I'm at the same point now, though. I unblocked this site, Reddit and picked up another forum again a few months ago, and I feel about as the author regarding not getting things done. I've posted on social networks, I've read blogs and absorbed the essence of the zeitgeist. Time to build some products, polish 'em up and make some money.


I suppose you can read all the startup stories you like but in the end you won't learn anything unless you just jump in, see how it goes and iterate from what you learn.

I think Hacker News has taught me a lot though, i'm not saying learning from others isn't important, it is. But in the end you have to launch something and learn your own lessons.


There is nothing wrong with reading sites like Hacker News. Just do it when you need a break. i.e after you've done a whole lot of work. I'm on the couch writing this on my iPad after coming off a 10 hour coding session. Code first, hacker news second.
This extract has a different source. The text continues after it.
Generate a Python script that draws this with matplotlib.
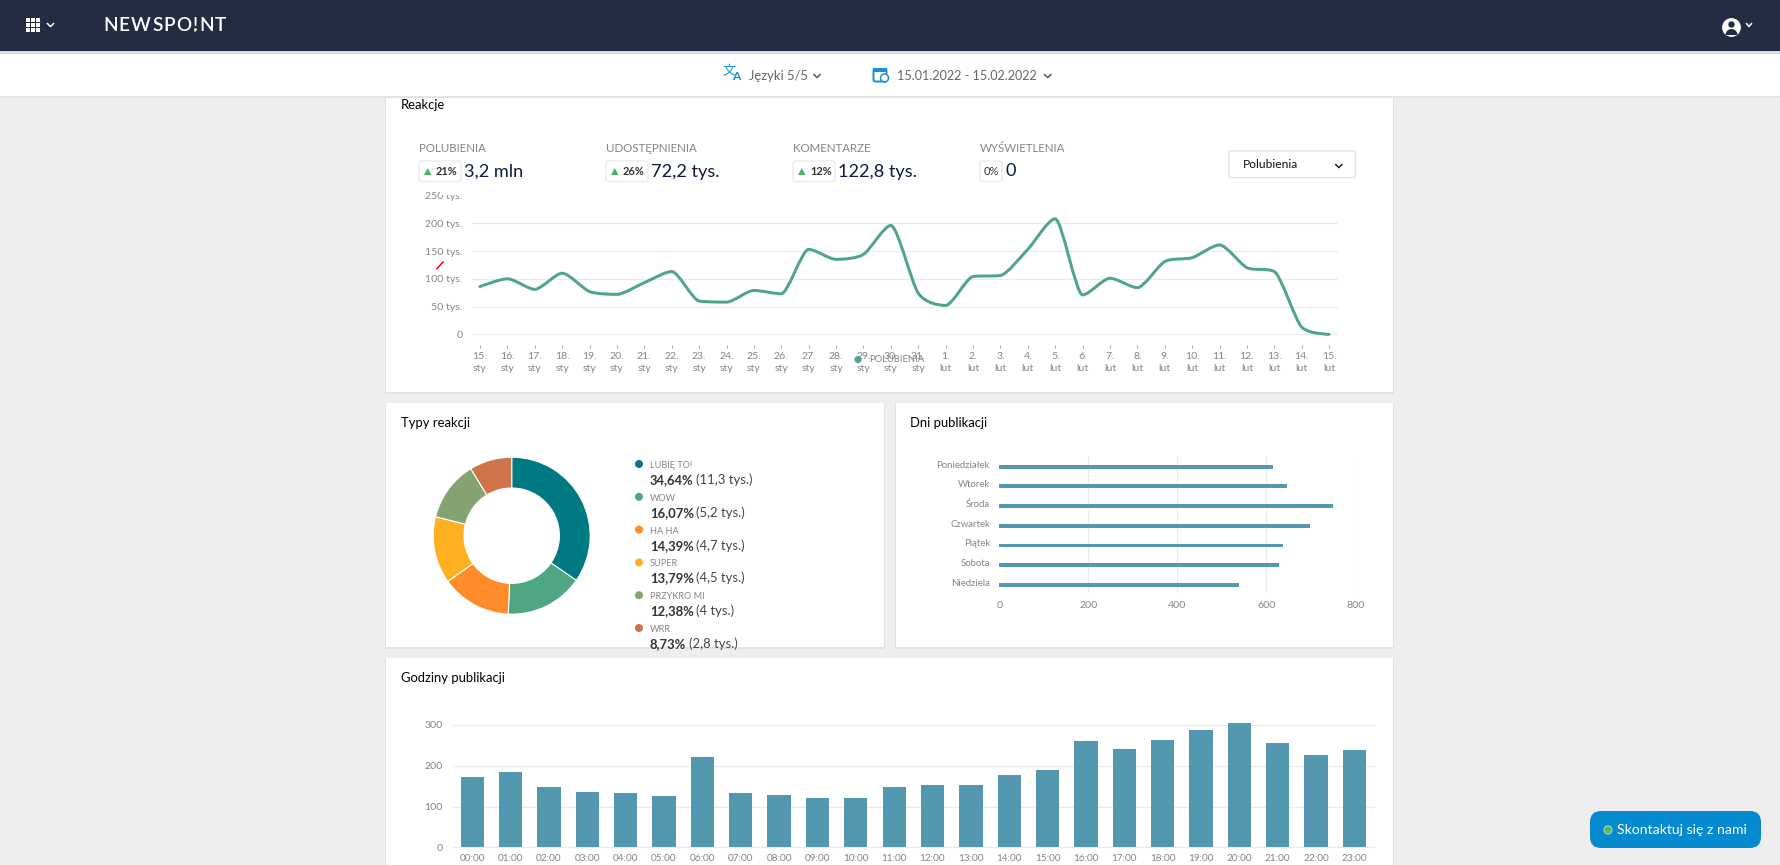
import matplotlib
matplotlib.use('Agg')
import matplotlib.pyplot as plt
from matplotlib.patches import Rectangle, FancyBboxPatch, Circle, Polygon, PathPatch, Wedge
from matplotlib.path import Path
from matplotlib.transforms import ScaledTranslation

plt.rcParams['font.family'] = ['Lato', 'DejaVu Sans']

W, H = 1781, 865
PT = 0.72  # px to pt at dpi 100

# line chart data (thousands)
line_days = ['15.\nsty', '16.\nsty', '17.\nsty', '18.\nsty', '19.\nsty', '20.\nsty', '21.\nsty', '22.\nsty',
             '23.\nsty', '24.\nsty', '25.\nsty', '26.\nsty', '27.\nsty', '28.\nsty', '29.\nsty', '30.\nsty',
             '31.\nsty', '1.\nlut', '2.\nlut', '3.\nlut', '4.\nlut', '5.\nlut', '6.\nlut', '7.\nlut',
             '8.\nlut', '9.\nlut', '10.\nlut', '11.\nlut', '12.\nlut', '13.\nlut', '14.\nlut', '15.\nlut']
likes = [86, 100, 81, 110, 77, 72, 93, 113, 60, 58, 79, 73, 153, 135, 144, 196,
         74, 52, 104, 106, 153, 208, 71, 101, 84, 131, 138, 161, 120, 113, 13, 0]
line_ticks = [0, 50, 100, 150, 200, 250]
line_tick_labels = ['0', '50 tys.', '100 tys.', '150 tys.', '200 tys.', '250 tys.']

# stats row
stat_names = ['POLUBIENIA', 'UDOSTĘPNIENIA', 'KOMENTARZE', 'WYŚWIETLENIA']
stat_pct = ['21%', '26%', '12%', '0%']
stat_values = ['3,2 mln', '72,2 tys.', '122,8 tys.', '0']

# donut
reaction_names = ['LUBIĘ TO!', 'WOW', 'HA HA', 'SUPER', 'PRZYKRO MI', 'WRR']
reaction_share = [34.64, 16.07, 14.39, 13.79, 12.38, 8.73]
reaction_pct = ['34,64%', '16,07%', '14,39%', '13,79%', '12,38%', '8,73%']
reaction_abs = ['(11,3 tys.)', '(5,2 tys.)', '(4,7 tys.)', '(4,5 tys.)', '(4 tys.)', '(2,8 tys.)']
reaction_colors = ['#007a82', '#4fa682', '#ff8c28', '#ffb020', '#83a371', '#cf734a']

# weekdays
weekdays = ['Poniedziałek', 'Wtorek', 'Środa', 'Czwartek', 'Piątek', 'Sobota', 'Niedziela']
weekday_counts = [616, 646, 750, 699, 637, 628, 539]

# hours
hours = ['%02d:00' % h for h in range(24)]
hour_counts = [172, 184, 147, 136, 133, 125, 221, 133, 128, 122, 122, 147,
               154, 154, 177, 189, 261, 241, 264, 287, 306, 257, 227, 239]

GRAY = '#858585'
GRID = '#e8ebf3'
TEAL = '#5397b0'
GREEN = '#4fa682'
NAVY = '#232c42'
BLUE = '#1b8fd2'

fig = plt.figure(figsize=(W / 100, H / 100), dpi=100, facecolor='#eeeeee')


def px_axes(x0, y0, x1, y1, z=1):
    ax = fig.add_axes([x0 / W, 1 - y1 / H, (x1 - x0) / W, (y1 - y0) / H], zorder=z)
    ax.patch.set_alpha(0)
    for s in ax.spines.values():
        s.set_visible(False)
    return ax


bg = px_axes(0, 0, W, H, 0)
bg.set_xlim(0, W)
bg.set_ylim(H, 0)
bg.axis('off')
top = px_axes(0, 0, W, H, 3)
top.set_xlim(0, W)
top.set_ylim(H, 0)
top.axis('off')


def label(ax, x, y, s, size, color='black', ha='left', va='center', **kw):
    return ax.text(x, y, s, fontsize=size * PT, color=color, ha=ha, va=va, **kw)


def chevron(ax, x, y, color, r=3.2):
    ax.plot([x - r, x, x + r], [y - 1.6, y + 1.6, y - 1.6], color=color, lw=1.1, solid_capstyle='round')


def spaced(ax, x, y, s, size, color, gap, **kw):
    r = fig.canvas.get_renderer()
    for ch in s:
        t = label(ax, x, y, ch, size, color, **kw)
        x = ax.transData.inverted().transform(t.get_window_extent(r).get_points())[1, 0] + gap
    return x


def spline_path(xs, ys, s=3.0):
    # Highcharts style spline, s = how tight the curve sits on the points
    verts = [(xs[0], ys[0])]
    codes = [Path.MOVETO]
    conts = []
    n = len(xs)
    for i in range(n):
        if i == 0 or i == n - 1:
            conts.append(((xs[i], ys[i]), (xs[i], ys[i])))
            continue
        lx = (s * xs[i] + xs[i - 1]) / (s + 1)
        ly = (s * ys[i] + ys[i - 1]) / (s + 1)
        rx = (s * xs[i] + xs[i + 1]) / (s + 1)
        ry = (s * ys[i] + ys[i + 1]) / (s + 1)
        c = (ry - ly) * (rx - xs[i]) / (rx - lx) + ys[i] - ry
        ly += c
        ry += c
        if ly > ys[i - 1] and ly > ys[i]:
            ly = max(ys[i - 1], ys[i])
            ry = 2 * ys[i] - ly
        elif ly < ys[i - 1] and ly < ys[i]:
            ly = min(ys[i - 1], ys[i])
            ry = 2 * ys[i] - ly
        if ry > ys[i + 1] and ry > ys[i]:
            ry = max(ys[i + 1], ys[i])
            ly = 2 * ys[i] - ry
        elif ry < ys[i + 1] and ry < ys[i]:
            ry = min(ys[i + 1], ys[i])
            ly = 2 * ys[i] - ry
        conts.append(((lx, ly), (rx, ry)))
    for i in range(1, n):
        verts += [conts[i - 1][1], conts[i][0], (xs[i], ys[i])]
        codes += [Path.CURVE4] * 3
    return Path(verts, codes)


# page chrome
for x0, y0, x1, y1 in [(386, 97, 1393, 392), (386, 403, 884, 647), (896, 403, 1393, 647), (386, 658, 1393, 870)]:
    bg.add_patch(Rectangle((x0 - 1, y0), x1 - x0 + 2, y1 - y0 + 2, fc='#e2e2e2', lw=0))
    bg.add_patch(Rectangle((x0, y0), x1 - x0, y1 - y0, fc='white', lw=0))
bg.add_patch(Rectangle((0, 51), W, 46, fc='white', lw=0))
bg.add_patch(Rectangle((0, 51), W, 3, fc='#dcdcdc', lw=0))
bg.add_patch(Rectangle((0, 96), W, 1.5, fc='#e4e4e4', lw=0))
bg.add_patch(Rectangle((0, 0), W, 51, fc=NAVY, lw=0))

# header
for i in range(3):
    for j in range(3):
        bg.add_patch(Rectangle((25.6 + i * 5.2, 18 + j * 5.2), 4, 4, fc='white', lw=0))
chevron(bg, 50.5, 25, 'white')
spaced(bg, 103, 25.5, 'NEWSPO!NT', 19, 'white', 1.2, weight='semibold')
bg.add_patch(Circle((195, 31), 1.1, fc='#f5821f', lw=0))
bg.add_patch(Circle((1731.5, 27.5), 9.4, fc='white', lw=0))
bg.add_patch(Circle((1731.5, 24.5), 3.2, fc=NAVY, lw=0))
bg.add_patch(Wedge((1731.5, 35), 6, 180, 360, fc=NAVY, lw=0))
chevron(bg, 1749, 25, 'white', 2.6)

# toolbar
label(bg, 722.5, 71.5, '文', 13, BLUE, family=['Noto Sans CJK SC', 'DejaVu Sans'])
label(bg, 732, 77, 'A', 12, BLUE, weight='bold')
label(bg, 749, 76, 'Języki 5/5', 13, '#666666')
chevron(bg, 817, 76, '#555555')
bg.add_patch(FancyBboxPatch((873.5, 69), 13, 12.5, boxstyle='round,pad=0,rounding_size=1.5', fc='white', ec=BLUE, lw=1.4))
bg.add_patch(Rectangle((873, 68), 14, 4, fc=BLUE, lw=0))
bg.add_patch(Circle((884.5, 78), 4, fc='white', ec=BLUE, lw=1.1))
label(bg, 897, 76, '15.01.2022 - 15.02.2022', 12.6, '#666666')
chevron(bg, 1047.7, 76, '#555555')

# titles
label(bg, 401, 105, 'Reakcje', 13)
label(bg, 401, 423, 'Typy reakcji', 13)
label(bg, 910.5, 423, 'Dni publikacji', 13)
label(bg, 401, 678, 'Godziny publikacji', 13)

# stats row
stat_x = [419, 606, 793, 980]
for i in range(4):
    x = stat_x[i]
    label(bg, x, 148, stat_names[i], 11.5, GRAY)
    w = 42 if i < 3 else 22
    bg.add_patch(FancyBboxPatch((x, 161), w, 20.5, boxstyle='round,pad=0,rounding_size=2.5', fc='white', ec='#ebebeb', lw=1))
    if i < 3:
        bg.add_patch(Polygon([(x + 5, 175), (x + 12.5, 175), (x + 8.7, 168)], fc='#45b85f', lw=0))
        label(bg, x + 17, 171.5, stat_pct[i], 11, '#333333', weight='bold')
    else:
        label(bg, x + 3.5, 171.5, stat_pct[i], 11, '#333333')
    label(bg, x + w + 3.5, 171.5, stat_values[i], 18.2, '#0e1b3f')

bg.add_patch(FancyBboxPatch((1229, 151), 126.5, 26.5, boxstyle='round,pad=0,rounding_size=1.5', fc='white', ec='#e2e2e2', lw=1))
label(bg, 1242.7, 165, 'Polubienia', 12, '#111111')
chevron(bg, 1338.8, 166, '#222222')

# line chart
scale = 27.75 / 50
ax = px_axes(472, 195.5, 1338, 345)
ax.set_ylim(-(345 - 334.3) / scale, 250)
ax.set_xlim((472 - 480) / 27.39, (1338 - 480) / 27.39)
days = list(range(len(likes)))
ax.set_yticks(line_ticks)
ax.set_yticklabels(line_tick_labels, color=GRAY, fontsize=10.5 * PT)
ax.set_xticks(days)
ax.set_xticklabels(line_days, color=GRAY, fontsize=10.5 * PT, linespacing=1.4)
ax.tick_params(axis='y', length=0, pad=7)
ax.tick_params(axis='x', length=2.5, width=0.6, color='#999999', pad=2.5)
for v in line_ticks[:-1]:
    ax.axhline(v, color=GRID, lw=0.8, zorder=1)
ax.add_patch(PathPatch(spline_path(days, likes), fc='none', ec=GREEN, lw=3 * PT, zorder=2, capstyle='round', clip_on=False))
top.add_patch(Rectangle((440, 183), 60, 11.5, fc='white', lw=0))
top.add_patch(Circle((858, 359.5), 3.6, fc=GREEN, lw=0))
label(top, 869, 360, 'POLUBIENIA', 9.4, GRAY)
top.plot([437, 443], [268.7, 262], color='#ff0000', lw=1.1)

# donut
ax = px_axes(511.7 - 80, 535.7 - 80, 511.7 + 80, 535.7 + 80)
ax.set_xlim(-80, 80)
ax.set_ylim(-80, 80)
ax.pie(reaction_share, colors=reaction_colors, startangle=90, counterclock=False, radius=78.5,
       center=(0, 0), frame=True, wedgeprops={'width': 78.5 - 47.7, 'edgecolor': 'white', 'linewidth': 0.8})
ax.set_xlim(-80, 80)
ax.set_ylim(-80, 80)
ax.axis('off')

r = fig.canvas.get_renderer()
for i in range(6):
    y = 465 + i * 32.8
    bg.add_patch(Circle((639, y - 1), 4, fc=reaction_colors[i], lw=0))
    label(bg, 650, y + 0.6, reaction_names[i], 9.2, GRAY)
    t = label(bg, 650, y + 19, reaction_pct[i], 13, '#333333', va='baseline', weight='bold')
    xr = bg.transData.inverted().transform(t.get_window_extent(r).get_points())[1, 0]
    label(bg, xr + 2.5, y + 19, reaction_abs[i], 13, '#444444', va='baseline')

# weekdays
ax = px_axes(999.3, 456, 1355.3, 592.7)
ax.set_xlim(0, 800)
ax.set_ylim((592.7 - 466.7) / 19.7, (456 - 466.7) / 19.7)
ax.barh(range(7), weekday_counts, height=0.2, color=TEAL, zorder=2)
ax.set_yticks(range(7))
ax.set_yticklabels(weekdays, color=GRAY, fontsize=9.6 * PT, va='center')
ax.set_xticks([0, 200, 400, 600, 800])
ax.set_xticklabels(['0', '200', '400', '600', '800'], color=GRAY, fontsize=10.5 * PT)
ax.tick_params(axis='y', length=0, pad=6.7)
ax.tick_params(axis='x', length=0, pad=6)
lift = ScaledTranslation(0, 1.5 / 100, fig.dpi_scale_trans)
for t in ax.get_yticklabels():
    t.set_transform(t.get_transform() + lift)
for v in [200, 400, 600, 800]:
    ax.axvline(v, color=GRID, lw=0.8, zorder=1)

# hours
step = 38.36
ax = px_axes(452.7, 725, 1373.6, 847.3)
ax.set_xlim((452.7 - 472.2) / step, (1373.6 - 472.2) / step)
ax.set_ylim(0, 300)
ax.bar(range(24), hour_counts, width=23.3 / step, color=TEAL, zorder=2, clip_on=False)
ax.set_xticks(range(24))
ax.set_xticklabels(hours, color=GRAY, fontsize=10 * PT)
ax.set_yticks([0, 100, 200, 300])
ax.set_yticklabels(['0', '100', '200', '300'], color=GRAY, fontsize=10.5 * PT)
ax.tick_params(axis='y', length=0, pad=7)
ax.tick_params(axis='x', length=0, pad=5)
for v in [0, 100, 200, 300]:
    ax.axhline(v, color=GRID, lw=1, zorder=1, clip_on=False)

# contact button
bg.add_patch(FancyBboxPatch((1590, 811), 171, 37, boxstyle='round,pad=0,rounding_size=11', fc='#058acf', ec='none'))
bg.add_patch(Circle((1608, 830), 4, fc='#5cb85c', ec='#a5d8c0', lw=0.8))
label(bg, 1617.4, 829.5, 'Skontaktuj się z nami', 14, 'white')

fig.savefig('out.png', dpi=100, facecolor=fig.get_facecolor())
I've been doing this with SelfControl for a long time. Really useful application

http://visitsteve.com/made/selfcontrol/



Like most procrastinators, 90% is done in the last night. A good way to give you this boost is to tell someone about your X you are building and you will show them tomorrow or next week or whatevers. Now you have to get it up and at least decent so you don't look like a fool. It will probably put you on overdrive.


God, I can't wait for this era of wannabe yuppies to end, yuppies reading about launching startups and talking about startups and thinking about everything in terms of startups. It's got to be the most boring tech news of all time, and I have no idea how anyone could be interested in it.


May I ask why on earth you are here? This is HN, which used to be called Startup News and is run by a noted venture capitalist who works with startups night and day.

You can join the startup crowd yourself or not, as you prefer, but if you're going to voluntarily hang out in their space please refrain from trolling them.


I guess you don't have a startup?


Agree 100%. Not much more to say about this.